Updated: May 31
The phrase "Be careful what you wish for" seems to be looming over us currently. We desired for our children to resume their schooling routine after the holiday chaos, but now that it's happening, it's not as easy as we expected for both them and us.
We have received a great deal of information regarding the preparations for kindergarten and the resumption of school. Still, we have yet to be provided with guidance on how we can support our children in navigating the emotional and cognitive challenges that come with returning to the classroom and playground. This is especially important as our children must now adapt to a new environment with greater demands, whether transitioning from kindergarten to school, moving between grades, or changing schools altogether.
Despite their eagerness to see their friends again, even social interactions feel unfamiliar and awkward for our children. Friendships and social dynamics come with new obstacles as our children work to reestablish their place in the group.
Meanwhile, children try to engage in learning while their senses are overloaded. I have had clients report that they are feeling dizzy and having headaches, nausea and blurry eyes at school. Parents rush them to GPs and optometrists only to be told there is no physiological cause. What is it? An amalgamation of stress, anxiety and fatigue!
I explain to my young clients that our brain is a muscle that has been doing completely different exercises over the duration of the holidays or even just the last few weeks. It takes time for our brains to get fit again and manage these new experiences.
So, if in your house you are seeing meltdowns, fights, non-compliance, tears and challenging bedtimes, know that this is very common as our children and we, seek to navigate the new normal.
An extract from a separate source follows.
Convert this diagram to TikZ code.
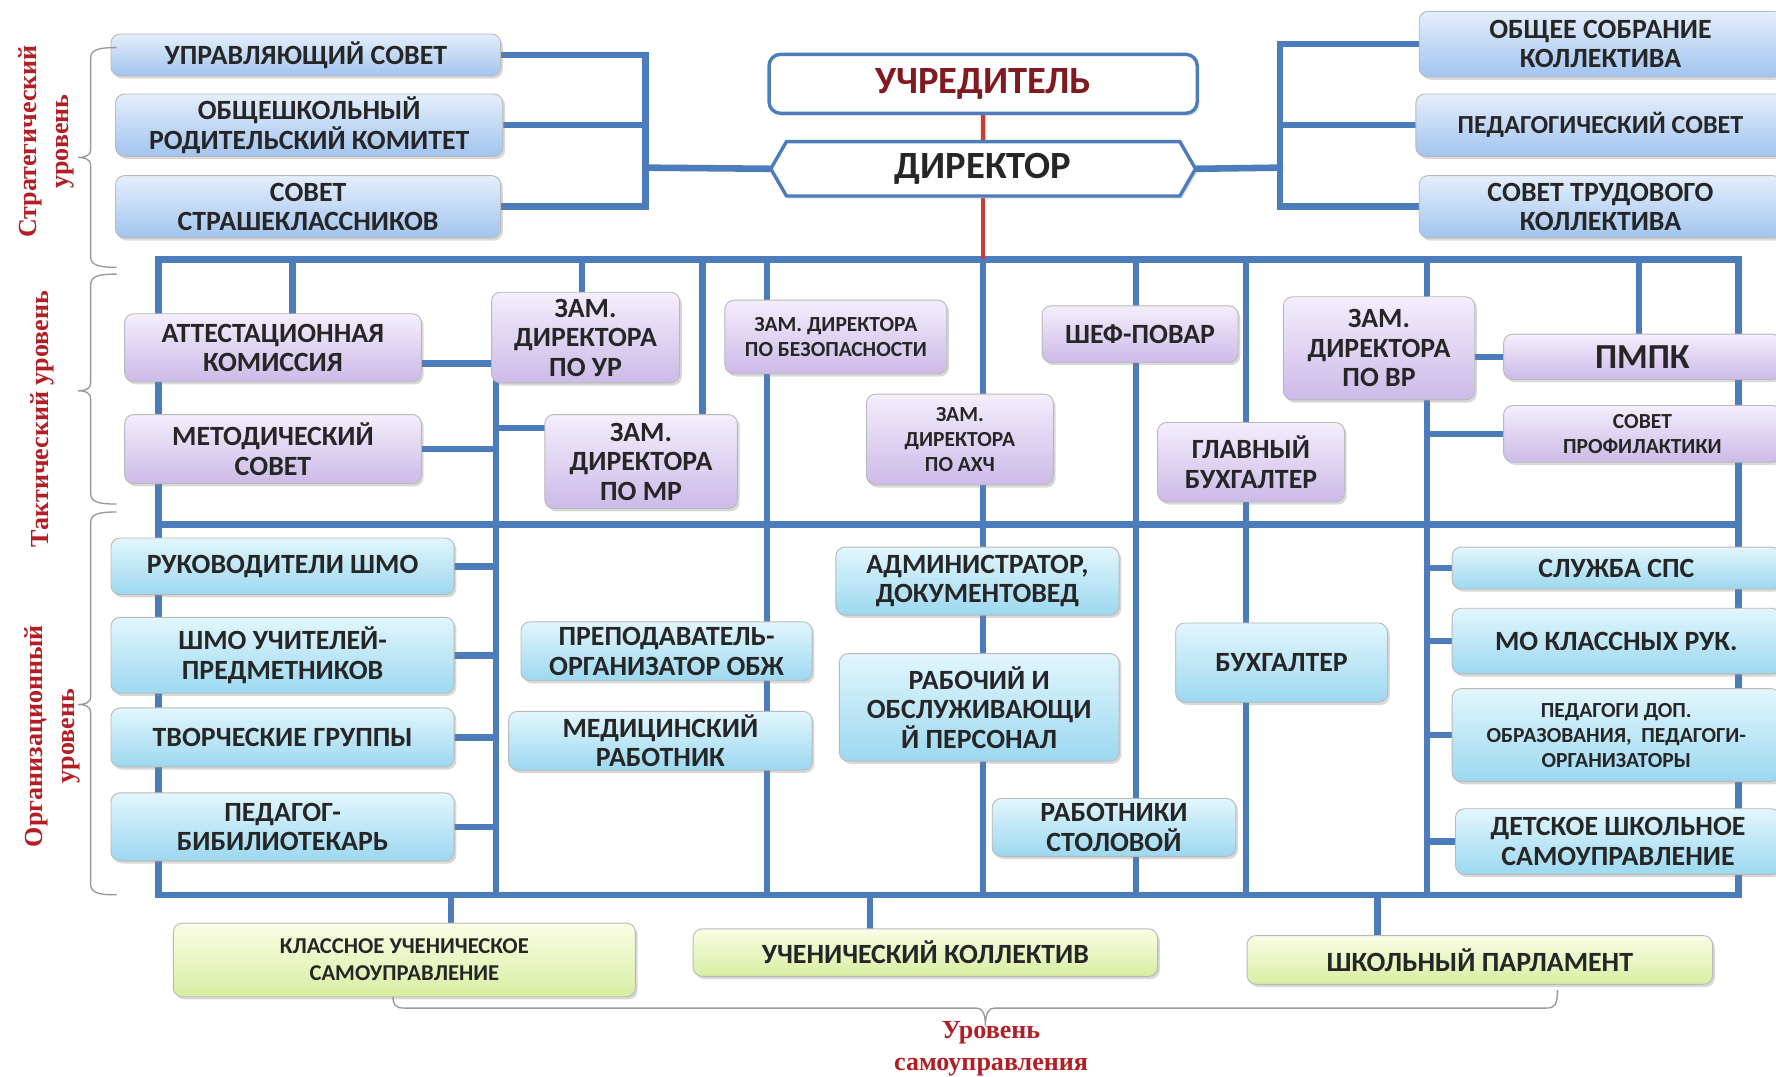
\documentclass[tikz,border=0pt]{standalone}
\usepackage{fontspec}
\setmainfont{Carlito}
\newfontfamily\lvlfont{Liberation Serif}
\usetikzlibrary{positioning,shapes.symbols,shadows,backgrounds}

\definecolor{busblue}{RGB}{76,124,188}
\definecolor{redline}{RGB}{196,62,52}
\definecolor{lvlred}{RGB}{178,30,36}
\definecolor{uchred}{RGB}{128,26,32}
\definecolor{stratT}{RGB}{228,238,252}
\definecolor{stratB}{RGB}{162,196,238}
\definecolor{tacT}{RGB}{244,238,252}
\definecolor{tacB}{RGB}{204,186,232}
\definecolor{orgT}{RGB}{226,246,253}
\definecolor{orgB}{RGB}{156,216,240}
\definecolor{studT}{RGB}{250,253,230}
\definecolor{studB}{RGB}{216,238,162}

% left level bracket: top, tip, bottom
\newcommand\lvlbrace[3]{\draw[brc] (103,#1) .. controls (86,#1) and (80,#1+2) .. (80,#1+10)
  -- (80,#2-7) .. controls (80,#2-1) and (74,#2) .. (69,#2)
  .. controls (74,#2) and (80,#2+1) .. (80,#2+7)
  -- (80,#3-10) .. controls (80,#3-2) and (86,#3) .. (103,#3);}

\begin{document}
\begin{tikzpicture}[x=0.5pt,y=-0.5pt,
dims/.style 2 args={minimum width=#1*0.5pt,minimum height=#2*0.5pt},
box/.style={draw=gray!55,rounded corners=4pt,align=center,inner sep=1pt,text=black!85,
  font=\bfseries\fontsize{12.3}{13}\selectfont,
  drop shadow={shadow xshift=1pt,shadow yshift=-1.2pt,opacity=.3}},
small/.style={font=\bfseries\fontsize{9.5}{11}\selectfont},
big/.style={font=\bfseries\fontsize{15.5}{17}\selectfont},
strat/.style={box,top color=stratT,bottom color=stratB},
tac/.style={box,top color=tacT,bottom color=tacB},
org/.style={box,top color=orgT,bottom color=orgB},
stud/.style={box,top color=studT,bottom color=studB},
head/.style={draw=busblue,line width=1.5pt,fill=white,align=center,
  font=\bfseries\fontsize{17}{19}\selectfont,
  drop shadow={shadow xshift=1pt,shadow yshift=-1.2pt,opacity=.25}},
bus/.style={draw=busblue,line width=2.9pt,line cap=rect},
redln/.style={draw=redline,line width=2pt},
brc/.style={draw=black!40,line width=.6pt},
lvl/.style={font=\lvlfont\bfseries\fontsize{11.5}{14}\selectfont,text=lvlred,align=center}]
\useasboundingbox (0,0) rectangle (1568,950);

% strategic level
\node[strat,dims={344}{37}] (upr) at (270,48.5) {УПРАВЛЯЮЩИЙ СОВЕТ};
\node[strat,dims={342}{55}] (rodkom) at (273,110.5) {ОБЩЕШКОЛЬНЫЙ\\РОДИТЕЛЬСКИЙ КОМИТЕТ};
\node[strat,dims={340}{55}] (starsh) at (272,182.5) {СОВЕТ\\СТРАШЕКЛАССНИКОВ};
\node[strat,dims={320}{58}] (sobr) at (1413,39) {ОБЩЕЕ СОБРАНИЕ\\КОЛЛЕКТИВА};
\node[strat,font=\bfseries\fontsize{11.5}{12}\selectfont,dims={326}{55}] (pedsov) at (1413,110.5) {ПЕДАГОГИЧЕСКИЙ СОВЕТ};
\node[strat,dims={320}{55}] (trud) at (1413,182.5) {СОВЕТ ТРУДОВОГО\\КОЛЛЕКТИВА};
\node[head,rounded corners=5pt,text=uchred,dims={378}{52}] (uchr) at (868,74) {УЧРЕДИТЕЛЬ};
\node[head,signal,signal to=west and east,signal pointer angle=120,text=black!85,dims={375}{48}] (dir) at (868,149) {ДИРЕКТОР};

% tactical level
\node[tac,dims={262}{60}] (attest) at (241,307) {АТТЕСТАЦИОННАЯ\\КОМИССИЯ};
\node[tac,dims={262}{61}] (metod) at (241,396.5) {МЕТОДИЧЕСКИЙ\\СОВЕТ};
\node[tac,dims={166}{80}] (zamur) at (517,298) {ЗАМ.\\ДИРЕКТОРА\\ПО УР};
\node[tac,dims={170}{83}] (zammr) at (566,407.5) {ЗАМ.\\ДИРЕКТОРА\\ПО МР};
\node[tac,small,dims={196}{65}] (zambez) at (738,297.5) {ЗАМ. ДИРЕКТОРА\\ПО БЕЗОПАСНОСТИ};
\node[tac,small,dims={165}{80}] (zamahch) at (847.5,388) {ЗАМ.\\ДИРЕКТОРА\\ПО АХЧ};
\node[tac,dims={173}{50}] (shef) at (1006.5,295) {ШЕФ-ПОВАР};
\node[tac,dims={165}{70}] (glbuh) at (1104.5,408) {ГЛАВНЫЙ\\БУХГАЛТЕР};
\node[tac,dims={169}{91}] (zamvr) at (1217.5,307.5) {ЗАМ.\\ДИРЕКТОРА\\ПО ВР};
\node[tac,big,dims={245}{40}] (pmpk) at (1450,315) {ПМПК};
\node[tac,small,dims={245}{50}] (profil) at (1450,383) {СОВЕТ\\ПРОФИЛАКТИКИ};

% organizational level
\node[org,dims={303}{50}] (rukshmo) at (249.5,500) {РУКОВОДИТЕЛИ ШМО};
\node[org,dims={303}{67}] (shmouch) at (249.5,578.5) {ШМО УЧИТЕЛЕЙ-\\ПРЕДМЕТНИКОВ};
\node[org,dims={303}{52}] (tvorch) at (249.5,651) {ТВОРЧЕСКИЕ ГРУППЫ};
\node[org,dims={303}{60}] (bibl) at (249.5,730) {ПЕДАГОГ-\\БИБИЛИОТЕКАРЬ};
\node[org,dims={257}{52}] (obzh) at (588.5,575) {ПРЕПОДАВАТЕЛЬ-\\ОРГАНИЗАТОР ОБЖ};
\node[org,dims={268}{52}] (med) at (583,654) {МЕДИЦИНСКИЙ\\РАБОТНИК};
\node[org,dims={250}{60}] (admin) at (863,513) {АДМИНИСТРАТОР,\\ДОКУМЕНТОВЕД};
\node[org,dims={247}{95}] (rabper) at (864.5,624.5) {РАБОЧИЙ И\\ОБСЛУЖИВАЮЩИ\\Й ПЕРСОНАЛ};
\node[org,dims={215}{51}] (stolov) at (983.5,730.5) {РАБОТНИКИ\\СТОЛОВОЙ};
\node[org,dims={187}{70}] (buh) at (1131.5,585) {БУХГАЛТЕР};
\node[org,dims={290}{37}] (sps) at (1427,501.5) {СЛУЖБА СПС};
\node[org,dims={290}{58}] (moklass) at (1427,566) {МО КЛАССНЫХ РУК.};
\node[org,small,dims={290}{82}] (peddop) at (1427,649) {ПЕДАГОГИ ДОП.\\ОБРАЗОВАНИЯ,\ \ ПЕДАГОГИ-\\ОРГАНИЗАТОРЫ};
\node[org,dims={287}{58}] (detsk) at (1428.5,743) {ДЕТСКОЕ ШКОЛЬНОЕ\\САМОУПРАВЛЕНИЕ};

% self-government level
\node[stud,font=\bfseries\fontsize{10}{12}\selectfont,dims={408}{65}] (klass) at (357,847.5) {КЛАССНОЕ УЧЕНИЧЕСКОЕ\\САМОУПРАВЛЕНИЕ};
\node[stud,dims={410}{42}] (uchkol) at (817,841) {УЧЕНИЧЕСКИЙ КОЛЛЕКТИВ};
\node[stud,dims={411}{43}] (parl) at (1306.5,847.5) {ШКОЛЬНЫЙ ПАРЛАМЕНТ};

% level labels
\node[lvl,rotate=90] (lstrat) at (41,125) {Стратегический\\уровень};
\node[lvl,rotate=90] (ltact) at (37,370) {Тактический уровень};
\node[lvl,rotate=90] (lorg) at (46,650) {Организационный\\уровень};
\node[lvl] (lself) at (875,926) {Уровень\\самоуправления};
\lvlbrace{42}{139}{236}
\lvlbrace{242}{345}{445}
\lvlbrace{452}{622}{790}
\draw[brc] (347,880) .. controls (347,887) and (349,890) .. (357,890) -- (862,890)
  .. controls (867,890) and (870,894) .. (870,906) .. controls (870,894) and (873,890) .. (878,890)
  -- (1365,890) .. controls (1373,890) and (1375,887) .. (1375,874);

\begin{pgfonlayer}{background}
\fill[white] (0,0) rectangle (1568,950);
\coordinate (sl) at (570,148);
\coordinate (sr) at (1130,148);
\coordinate (v2) at (438,790);
\coordinate (v7) at (1260,790);
\coordinate (gtop) at (868,229);
\draw[bus] (upr.east) -- (upr.east -| sl) -- (starsh.east -| sl) -- (starsh.east);
\draw[bus] (rodkom.east) -- (rodkom.east -| sl);
\draw[bus] (sl) -- (dir.west);
\draw[bus] (sobr.west) -- (sobr.west -| sr) -- (trud.west -| sr) -- (trud.west);
\draw[bus] (pedsov.west) -- (pedsov.west -| sr);
\draw[bus] (sr) -- (dir.east);
% grid
\foreach \y in {229,463,790}
  \draw[bus] (140,\y) -- (1535,\y);
\foreach \x in {140,677,868,1003,1100,1260,1535}
  \draw[bus] (\x,229) -- (\x,790);
\foreach \x/\n in {258/attest,514/zamur,620/zammr,1447/pmpk}{
  \path (\x,229) coordinate (t);
  \draw[bus] (t) -- (t |- \n.north);
}
\draw[bus] (zamur.south -| v2) -- (v2);
\coordinate (atin) at ([yshift=-7pt]attest.east);
\coordinate (mrin) at ([yshift=14.75pt]zammr.west);
\draw[bus] (atin) -- (atin -| v2);
\draw[bus] (metod.east) -- (metod.east -| v2);
\draw[bus] (mrin -| v2) -- (mrin);
\foreach \n in {rukshmo,shmouch,tvorch,bibl}
  \draw[bus] (\n.east) -- (\n.east -| v2);
\draw[bus] (zamvr.east |- pmpk.west) -- (pmpk.west);
\foreach \n in {profil,sps,moklass,peddop,detsk}
  \draw[bus] (\n.west -| v7) -- (\n.west);
\foreach \x/\n in {398/klass,768/uchkol,1216/parl}{
  \path (\x,790) coordinate (d);
  \draw[bus] (d) -- (d |- \n.north);
}
\draw[redln] (uchr) -- (dir);
\draw[redln] (dir.south) -- (gtop);
\end{pgfonlayer}
\end{tikzpicture}
\end{document}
How to nurture your child's mental health
Be mindful of your feelings
Parents set the emotional climate for home. So that means again we are going to have to present that kinder and school are okay. Not let our doubts, fears and angst become contagious. Be careful of conversations and comments that suggest you’re not really sure about the situation.
Schedule family time
Our children are so comfortable with spending time at home with us. They have been there all through the lockdown and probably through all those interrupted holiday plans. Aim to schedule weekly, low-key family time. It might be UNO Thursday night, it might be Friday arvo pancakes or have your children organise a performance for you to watch. Creative and physical activities are known to reduce the impact of anxiety and low mood.
Talk about feelings
Acknowledge your child's feelings or provide them with the chance to say what is tricky at the moment. Try to link their behaviour to how they might be feeling. Say “It seems like your brother is really annoying you, I’m wondering if you have some big feelings at the moment”. Suggest that sometimes we feel sad or grumpy about one thing but it's really because something else is bothering us.
Try to see beyond the behaviour
It can be challenging to reflect on the issue instead of the behaviour your child is exhibiting. When children aren’t coping it can feel like they are regressing or that we aren’t doing a good enough job as parents. NOT TRUE! Externalising behaviour like tears, rudeness and non-compliance occurs when the world is not making sense for them.
Consider fatigue levels
Our bodies and brains were operating in a completely different mode last year. Whether it was good or bad…it was different. Children and parents alike are having to adjust to new routines, schedules, demands and activities. There is an assault on all our senses that previously we did not have to respond to. This makes you tired. Sleep is free, and the best drug with the greatest efficacy and with not one side effect.
Lower your standards
Self-care is vital for every mum and dad. You cannot fill someone else’s tank if yours is empty. So, resist the temptation to have your house tidy every moment of the day, the world will not come crashing down if beds aren’t made. Your child will survive if they go to school with a stained school shirt or messy hair. Yes, a healthy lunch is great, but guess what…it shouldn’t come at a cost to your sanity. Take shortcuts, buy pre-prepared meals, and lower expectations.
Finally, give it time. Adjustments and adaption will take a while, for us and them.